Over time, he was able to recognize the impact of his behavior on his kids as well as change his behavior toward his partner.

We’ve talked about how the current system does not bring accountability or safety to victims. Is there a legislative or policy agenda here?

It varies. Family courts, generally, are even worse than criminal courts on domestic violence. What we've seen over the past 10 years is this increasing attention to allegations of parental alienation. So a lot of judges have started to care more about that. If an abuser claims, "She is alienating me from my kids,” some judges will put more stock in that than they do domestic violence. They see domestic violence as being “trumped up” by the victim to gain advantage.

But it's a society-wide problem. The general public still has a lot of stereotypes about who abusers are. A lot of people don't know about existing programs. There was a survey I was reading about how a lot of people hadn’t heard of batterer intervention programs, but thought they were a good idea. At the same time, these people knew abusers.

I just don't think we think through enough of what should happen with offenders.

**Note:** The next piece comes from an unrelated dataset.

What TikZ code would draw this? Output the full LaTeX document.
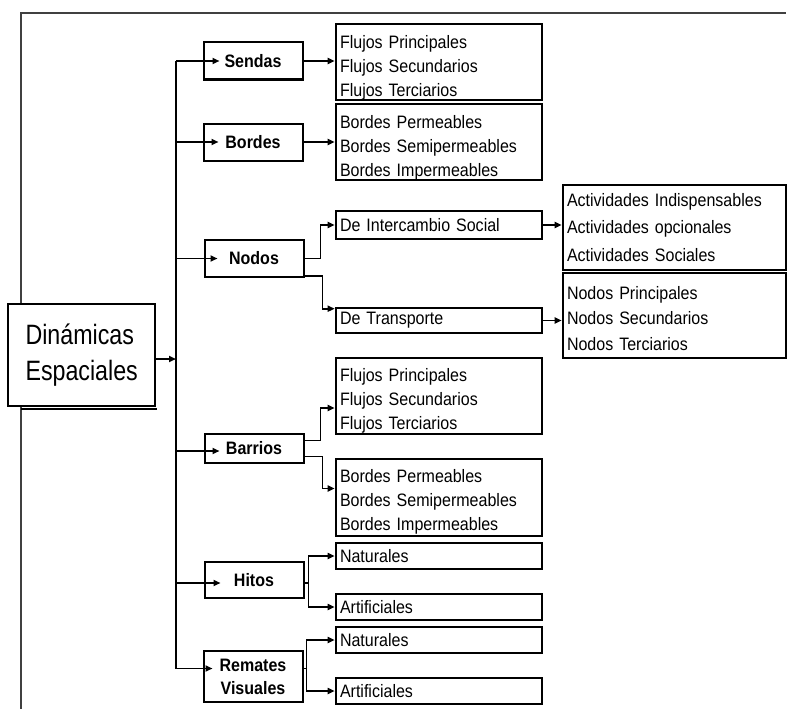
\documentclass[tikz,border=0pt]{standalone}
\usepackage{fontspec}
\setmainfont{Liberation Sans}
\newfontfamily\leaffont{Liberation Sans}[FakeStretch=0.89]
\newfontfamily\rootfont{Liberation Sans}[FakeStretch=0.83]
\usetikzlibrary{arrows.meta,calc}
\newcommand\firstrule[1]{\rule{0pt}{#1pt}}
\begin{document}
\begin{tikzpicture}[x=1pt,y=-1pt,
  arr/.style={line width=1.7pt,-{Triangle[length=7pt,width=6pt]}},
  ln/.style={line width=1.7pt},
  leafbox/.style={draw,fill=white,line width=2.6pt,inner xsep=4pt,inner ysep=0pt,
    text width=198pt,minimum width=206pt,align=left,
    font=\leaffont\fontsize{18}{24}\selectfont},
  thirdbox/.style={leafbox,text width=215pt,minimum width=223pt},
  brbox/.style={draw,fill=white,line width=2pt,minimum width=99pt,inner sep=0pt,
    align=center,font=\leaffont\bfseries\fontsize{18}{23}\selectfont},
  rootbox/.style={draw,fill=white,line width=1.3pt,minimum width=147pt,minimum height=102pt,
    inner xsep=0pt,text width=130pt,align=left,
    font=\rootfont\fontsize{28}{36}\selectfont},
  frame/.style={line width=1.4pt,black!75}
]
\useasboundingbox (0,0) rectangle (787,709);
% outer frame
\draw[frame] (21,709) -- (21,13) -- (786,13);

% root
\node[rootbox] (root) at (81.5,355) {\hspace*{9pt}Dinámicas\\\hspace*{9pt}Espaciales};
\draw[line width=2pt] ($(root.south west)+(14,2)$) -- ($(root.south east)+(1,2)$);

% branches
\node[brbox,minimum height=37pt] (sendas) at (253,61) {Sendas};
\node[brbox,minimum height=37pt] (bordes) at (253,142) {Bordes};
\node[brbox,minimum height=37pt] (nodos) at (254,258.5) {Nodos};
\node[brbox,minimum height=29pt] (barrios) at (254,448.5) {Barrios};
\node[brbox,minimum height=36pt] (hitos) at (254,580) {Hitos};
\node[brbox,minimum height=51pt] (remates) at (253,676.5) {Remates\\Visuales};

% second level
\node[leafbox,minimum height=76pt] (sl) at (439,62) {\firstrule{24}Flujos Principales\\Flujos Secundarios\\Flujos Terciarios};
\node[leafbox,minimum height=76pt] (bl) at (439,142) {\firstrule{24}Bordes Permeables\\Bordes Semipermeables\\Bordes Impermeables};
\node[leafbox,minimum height=28pt] (dis) at (439,225) {De Intercambio Social};
\node[leafbox,minimum height=25pt] (dtr) at (439,320.5) {De Transporte};
\node[leafbox,minimum height=76pt] (bfl) at (439,396) {\firstrule{22}Flujos Principales\\Flujos Secundarios\\Flujos Terciarios};
\node[leafbox,minimum height=77pt] (bbo) at (439,497.5) {\firstrule{22}Bordes Permeables\\Bordes Semipermeables\\Bordes Impermeables};
\node[leafbox,minimum height=26pt] (hn) at (439,556) {Naturales};
\node[leafbox,minimum height=26pt] (ha) at (439,607) {Artificiales};
\node[leafbox,minimum height=26pt] (rn) at (439,640) {Naturales};
\node[leafbox,minimum height=26pt] (ra) at (439,691) {Artificiales};

% third level
\node[thirdbox,minimum height=85pt,font=\leaffont\fontsize{18}{27.5}\selectfont] (act) at (674.5,227.5) {Actividades Indispensables\\Actividades opcionales\\Actividades Sociales};
\node[thirdbox,minimum height=85pt,font=\leaffont\fontsize{18}{25.5}\selectfont] (nod) at (674.5,315.5) {\firstrule{19}Nodos Principales\\Nodos Secundarios\\Nodos Terciarios};

% trunk
\coordinate (tk) at (176,0);
\coordinate (remin) at ($(remates.west)+(0,-8)$);
\draw[ln] (tk |- sendas.west) -- (tk |- remin);
\draw[arr] ($(root.east)+(0,4)$) -- (tk |- {$(root.east)+(0,4)$});

% trunk to branches (tips inside the boxes)
\draw[arr] (tk |- sendas.west) -- ($(sendas.west)+(17,0)$);
\draw[arr] (tk |- bordes.west) -- ($(bordes.west)+(16,0)$);
\draw[arr] (tk |- nodos.west) -- ($(nodos.west)+(14,0)$);
\draw[arr] (tk |- {$(barrios.west)+(0,2.5)$}) -- ($(barrios.west)+(16,2.5)$);
\draw[arr] (tk |- {$(hitos.west)+(0,3)$}) -- ($(hitos.west)+(17,3)$);
\draw[arr] (tk |- remin) -- ($(remin)+(10,0)$);

% branches to leaves
\draw[arr] (sendas.east) -- (sendas.east -| sl.west);
\draw[arr] (bordes.east) -- (bordes.east -| bl.west);
\draw[arr] (nodos.east) -- ++(16,0) |- (dis.west);
\draw[arr] ($(nodos.south east)+(0,-2)$) -- ++(18,0) |- ($(dtr.north west)+(0,2)$);
\draw[arr] ($(barrios.east)+(0,-8)$) -- ++(16,0) |- ($(bfl.west)+(0,12)$);
\draw[arr] ($(barrios.east)+(0,8)$) -- ++(18,0) |- ($(bbo.west)+(0,-9)$);
\draw[ln] ($(hitos.east)+(0,3)$) -- ++(4,0) coordinate (hv);
\draw[arr] (hv) |- (hn.west);
\draw[arr] (hv) |- (ha.west);
\draw[ln] ($(remates.east)+(0,-8)$) -- ++(3,0) coordinate (rv);
\draw[arr] (rv) |- (rn.west);
\draw[arr] (rv) |- (ra.west);

% leaves to third level
\draw[arr] (dis.east) -- (dis.east -| act.west);
\draw[arr] (dtr.east) -- (dtr.east -| nod.west);
\end{tikzpicture}
\end{document}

We have a lazy way of thinking, “Just put them in jail,” as if that solves the problem.

I like to say, 100 percent of domestic violence is caused by abusers. Why should the burden to change always be on the victims? We're in the practice of incarcerating victims or hiding them. We can't arrest our way out of the problem, and we can't shelter our way out of the problem, either.

This whole idea of expecting change from the people causing the problem -- we still aren’t quite there yet.